Crundwell is serving a nearly 20-year prison sentence for swindling almost $54 million from the northern Illinois city. U.S. Marshals have seized much of her estate to pay restitution for the city, and now they're working on getting the $13,000 to $14,000 she's received annually since she was imprisoned, said Jason Wojdylo, the Marshals' chief inspector of the Asset Forfeiture Division.

"As long as those horses are alive and showing, she'll be entitled to receive royalties," Wojdylo said.

The government already has frozen the money, but it still doesn't have access to it, the Dixon Telegraph (http://bit.ly/1IO3dv4 ) reported. Federal officials plan to divert the royalties from Crundwell to the city of Dixon.

A "breeders' trust" typically is set up by horse associations, making it possible for breeders to collect proceeds even if they won't own a winning show horse, and allowing them to earn money as a "subscriber" -- a person who resisters a stallion to sire foals -- or as a "nominator" -- a person who previously owned a foal that eventually earns money.

Trust funds vary depending on the horse association, according to Candy Jebavy, director of the American Paint Horse Association's breeders' trust, which pays annual royalties to Crundwell.

If (show horses) have earned points, you can earn money back from the trust for those points," Jebavy said. "It's an incentive program for people to put their horses in. It pays back the nominator and the subscriber."

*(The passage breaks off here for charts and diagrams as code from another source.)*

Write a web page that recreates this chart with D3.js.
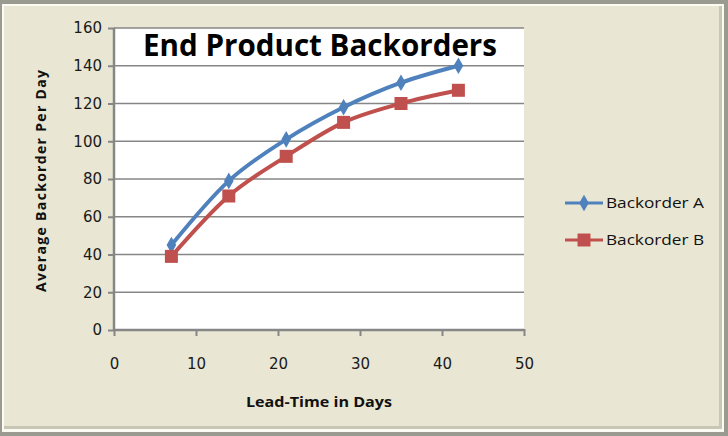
<!DOCTYPE html>
<html>
<head>
<meta charset="utf-8">
<script src="https://cdn.jsdelivr.net/npm/d3@7"></script>
<style>
  body { margin: 0; background: #fff; }
  text { font-family: "Open Sans", "DejaVu Sans", sans-serif; }
</style>
</head>
<body>
<div class="canvas"></div>
<script>
var W = 728, H = 436;
var margin = {top: 28, right: 204, bottom: 106, left: 114},
    width = W - margin.left - margin.right,
    height = H - margin.top - margin.bottom;

// data
var days = [7, 14, 21, 28, 35, 42];
var backorderA = [45, 79, 101, 118, 131, 140];
var backorderB = [39, 71, 92, 110, 120, 127];
var seriesNames = ["Backorder A", "Backorder B"];
var xTicks = [0, 10, 20, 30, 40, 50];
var yTicks = [0, 20, 40, 60, 80, 100, 120, 140, 160];

var colors = ["#4f81bd", "#c0504d"];

var svg = d3.select(".canvas").append("svg")
    .attr("width", W)
    .attr("height", H);

// frame
svg.append("rect").attr("x", 0).attr("y", 0).attr("width", W).attr("height", H)
    .attr("fill", "#9a9a90");
svg.append("rect").attr("x", 2).attr("y", 4).attr("width", W - 6).attr("height", H - 8)
    .attr("fill", "#fbfaf3");
svg.append("rect").attr("x", 4).attr("y", 6).attr("width", W - 10).attr("height", H - 13)
    .attr("fill", "#c8c6b4");
svg.append("rect").attr("x", 4).attr("y", 6).attr("width", W - 13).attr("height", H - 16)
    .attr("fill", "#e9e7d3");

var g = svg.append("g")
    .attr("transform", "translate(" + margin.left + "," + margin.top + ")");

var x = d3.scaleLinear().domain([0, 50]).range([0, width]);
var y = d3.scaleLinear().domain([0, 160]).range([height, 0]);

g.append("rect")
    .attr("width", width)
    .attr("height", height)
    .attr("fill", "#fff");

// gridlines
g.selectAll(".grid").data(yTicks.slice(1))
  .enter().append("line")
    .attr("class", "grid")
    .attr("x1", 0).attr("x2", width)
    .attr("y1", function(d) { return y(d); })
    .attr("y2", function(d) { return y(d); })
    .style("stroke", "#868686")
    .style("stroke-width", "1.5px");

var xAxis = g.append("g")
    .attr("transform", "translate(0," + height + ")")
    .call(d3.axisBottom(x).tickValues(xTicks).tickSize(6).tickPadding(22));
var yAxis = g.append("g")
    .call(d3.axisLeft(y).tickValues(yTicks).tickSize(6).tickPadding(6));

[xAxis, yAxis].forEach(function(a) {
  a.select(".domain").remove();
  a.selectAll("line").style("stroke", "#868686").style("stroke-width", "2px");
  a.selectAll("text").style("font-size", "15px").style("fill", "#1a1a1a")
    .style("font-family", "'DejaVu Sans', sans-serif");
});
xAxis.selectAll(".tick line").attr("y1", -1);
yAxis.selectAll(".tick line").attr("x1", 1);

g.append("line").attr("x1", 0).attr("x2", width).attr("y1", height).attr("y2", height)
    .style("stroke", "#868686").style("stroke-width", "2.5px");
g.append("line").attr("x1", 0).attr("x2", 0).attr("y1", 0).attr("y2", height)
    .style("stroke", "#868686").style("stroke-width", "2.5px");

// lines
var series = [backorderA, backorderB];
var line = d3.line()
    .x(function(d, i) { return x(days[i]); })
    .y(function(d) { return y(d); })
    .curve(d3.curveMonotoneX);

series.forEach(function(s, k) {
  g.append("path")
    .datum(s)
    .attr("d", line)
    .attr("fill", "none")
    .style("stroke", colors[k])
    .style("stroke-width", "4px");
});

var diamond = d3.symbol().type(d3.symbolDiamond).size(80);
g.selectAll(".markA").data(backorderA)
  .enter().append("path")
    .attr("class", "markA")
    .attr("transform", function(d, i) { return "translate(" + x(days[i]) + "," + y(d) + ")"; })
    .attr("d", diamond)
    .attr("fill", colors[0]);

g.selectAll(".markB").data(backorderB)
  .enter().append("rect")
    .attr("class", "markB")
    .attr("x", function(d, i) { return x(days[i]) - 6.5; })
    .attr("y", function(d) { return y(d) - 6.5; })
    .attr("width", 13)
    .attr("height", 13)
    .attr("fill", colors[1]);

// title
svg.append("text")
    .attr("x", 320)
    .attr("y", 56)
    .attr("text-anchor", "middle")
    .style("font-size", "31px")
    .style("font-weight", "bold")
    .style("font-family", "'Open Sans', sans-serif")
    .attr("textLength", 354)
    .attr("lengthAdjust", "spacingAndGlyphs")
    .style("fill", "#000")
    .text("End Product Backorders");

// axis titles
svg.append("text")
    .attr("x", margin.left + width / 2)
    .attr("y", 407)
    .attr("text-anchor", "middle")
    .style("font-size", "15px")
    .style("font-weight", "bold")
    .style("fill", "#111")
    .attr("textLength", 146)
    .attr("lengthAdjust", "spacingAndGlyphs")
    .text("Lead-Time in Days");

svg.append("text")
    .attr("transform", "translate(46,181) rotate(-90)")
    .attr("text-anchor", "middle")
    .style("font-size", "14px")
    .style("font-weight", "bold")
    .style("fill", "#111")
    .attr("textLength", 222)
    .text("Average Backorder  Per Day");

// legend
var legend = svg.selectAll(".legend").data(seriesNames)
  .enter().append("g")
    .attr("class", "legend")
    .attr("transform", function(d, i) { return "translate(565," + (203 + i * 37) + ")"; });

legend.append("line")
    .attr("x1", 0).attr("x2", 38)
    .style("stroke", function(d, i) { return colors[i]; })
    .style("stroke-width", "3px");
legend.append("path")
    .attr("transform", "translate(19,0)")
    .attr("d", function(d, i) { return i === 0 ? diamond() : "M-6.5,-6.5h13v13h-13z"; })
    .attr("fill", function(d, i) { return colors[i]; });
legend.append("text")
    .attr("x", 41)
    .attr("y", 5)
    .style("font-size", "15px")
    .style("fill", "#111")
    .attr("textLength", 98)
    .attr("lengthAdjust", "spacingAndGlyphs")
    .text(function(d) { return d; });
</script>
</body>
</html>
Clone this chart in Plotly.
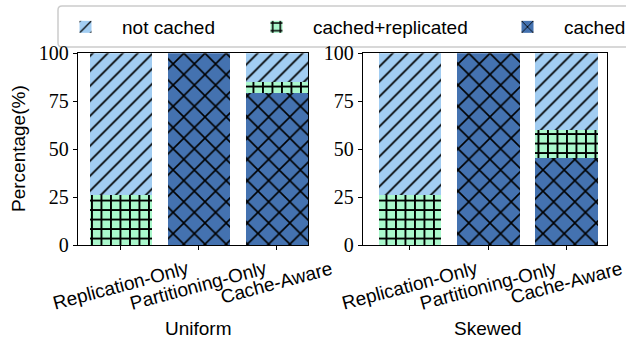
import plotly.graph_objects as go

# Share of data per strategy, stacked bottom -> top: cached, cached+replicated, not cached
categories = ["Replication-Only", "Partitioning-Only", "Cache-Aware"]
positions = [0, 1, 2]
uniform_cached = [0, 100, 79]
uniform_replicated = [26, 0, 6]
uniform_not_cached = [74, 0, 15]
skewed_cached = [0, 100, 45]
skewed_replicated = [26, 0, 15]
skewed_not_cached = [74, 0, 40]
y_ticks = [0, 25, 50, 75, 100]
panel_titles = ["Uniform", "Skewed"]

C_NOT = "#a2cdf2"
C_REP = "#aaf8cc"
C_CACHED = "#4472b0"
SERIF = "Liberation Serif"
SANS = "Liberation Sans"
W, H = 626, 344

styles = {
    "cached": dict(color=C_CACHED, shape="x", size=15, solidity=0.2),
    "cached+replicated": dict(color=C_REP, shape="+", size=9.5, solidity=0.36),
    "not cached": dict(color=C_NOT, shape="/", size=10.6, solidity=0.16),
}
# each series gets its own legend so the entries can be spaced freely
legend_of = {"not cached": "legend", "cached+replicated": "legend2", "cached": "legend3"}
legend_text_x = {"legend": 123, "legend2": 314, "legend3": 565}

fig = go.Figure()
panels = [
    ("x", "y", [("cached", uniform_cached), ("cached+replicated", uniform_replicated), ("not cached", uniform_not_cached)]),
    ("x2", "y2", [("cached", skewed_cached), ("cached+replicated", skewed_replicated), ("not cached", skewed_not_cached)]),
]
for pi, (xa, ya, series) in enumerate(panels):
    for name, vals in series:
        s = styles[name]
        fig.add_trace(go.Bar(
            x=positions, y=vals, name=name, xaxis=xa, yaxis=ya, width=0.8,
            showlegend=(pi == 0), legend=legend_of[name],
            marker=dict(
                color=s["color"], line=dict(width=0),
                pattern=dict(shape=s["shape"], size=s["size"], solidity=s["solidity"],
                             fgcolor="black", bgcolor=s["color"], fgopacity=1),
            ),
        ))

y_dom = [1 - 245 / H, 1 - 53.3 / H]
axis_common = dict(showline=True, linecolor="black", linewidth=1, mirror=True,
                   ticks="outside", ticklen=4, tickcolor="black", showgrid=False, zeroline=False)

ITEM_W = 63
legend_common = dict(orientation="h", xref="container", yref="container", y=1 - 8 / H,
                     xanchor="left", yanchor="top", borderwidth=0, bgcolor="rgba(0,0,0,0)",
                     font=dict(family=SANS, size=19, color="black"), itemwidth=ITEM_W)
legends = {key: dict(x=(tx - ITEM_W - 11) / W, **legend_common) for key, tx in legend_text_x.items()}

fig.update_layout(
    width=W, height=H, margin=dict(l=0, r=0, t=0, b=0, autoexpand=False),
    plot_bgcolor="white", paper_bgcolor="white", barmode="stack", bargap=0,
    xaxis=dict(domain=[77.7 / W, 308 / W], range=[-0.55, 2.4], tickvals=positions,
               showticklabels=False, **axis_common),
    xaxis2=dict(domain=[362.7 / W, 607.3 / W], range=[-0.6, 2.52], tickvals=positions,
                showticklabels=False, anchor="y2", **axis_common),
    yaxis=dict(domain=y_dom, range=[0, 100], tickvals=y_ticks,
               tickfont=dict(family=SERIF, size=20, color="black"), **axis_common),
    yaxis2=dict(domain=y_dom, range=[0, 100], tickvals=y_ticks, anchor="x2",
                tickfont=dict(family=SERIF, size=20, color="black"), **axis_common),
    legend=legends["legend"], legend2=legends["legend2"], legend3=legends["legend3"],
)

# rounded frame around the legend row
x0, x1 = 58 / W, 640 / W
y0, y1 = 1 - 47 / H, 1 - 6 / H
rx, ry = 4 / W, 4 / H
frame = (f"M{x0 + rx},{y1} L{x1 - rx},{y1} Q{x1},{y1} {x1},{y1 - ry} L{x1},{y0 + ry} "
         f"Q{x1},{y0} {x1 - rx},{y0} L{x0 + rx},{y0} Q{x0},{y0} {x0},{y0 + ry} "
         f"L{x0},{y1 - ry} Q{x0},{y1} {x0 + rx},{y1} Z")
fig.add_shape(type="path", path=frame, xref="paper", yref="paper",
              line=dict(color="#cccccc", width=1.5), fillcolor="white", layer="below")

annotations = []
for xa, title in zip(["x", "x2"], panel_titles):
    for pos, cat in zip(positions, categories):
        annotations.append(dict(xref=xa, yref="paper", x=pos, y=1 - 255 / H, text=cat,
                                textangle=-15, showarrow=False, xanchor="center", yanchor="top",
                                font=dict(family=SANS, size=19, color="black")))
    annotations.append(dict(xref=xa, yref="paper", x=1, y=1 - 328 / H, text=title,
                            showarrow=False, xanchor="center", yanchor="middle",
                            font=dict(family=SANS, size=19, color="black")))
annotations.append(dict(xref="paper", yref="paper", x=18 / W, y=1 - 149 / H, text="Percentage(%)",
                        textangle=-90, showarrow=False, xanchor="center", yanchor="middle",
                        font=dict(family=SANS, size=19, color="black")))
fig.update_layout(annotations=annotations)

fig.write_html("out.html")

Crundwell was a top-10 earner as a nominator every year after she started her prison sentence, American Paint Horse Association earning statistics show.

Billy Smith, the association's executive director, expects Crundwell horses will continue to generate money for years.

"It should start to diminish over time," Smith said. "But these horses can show into their 20s in some cases."

The government also is seeking leads for the public regarding other outstanding Crundwell assets, Wojdylo said.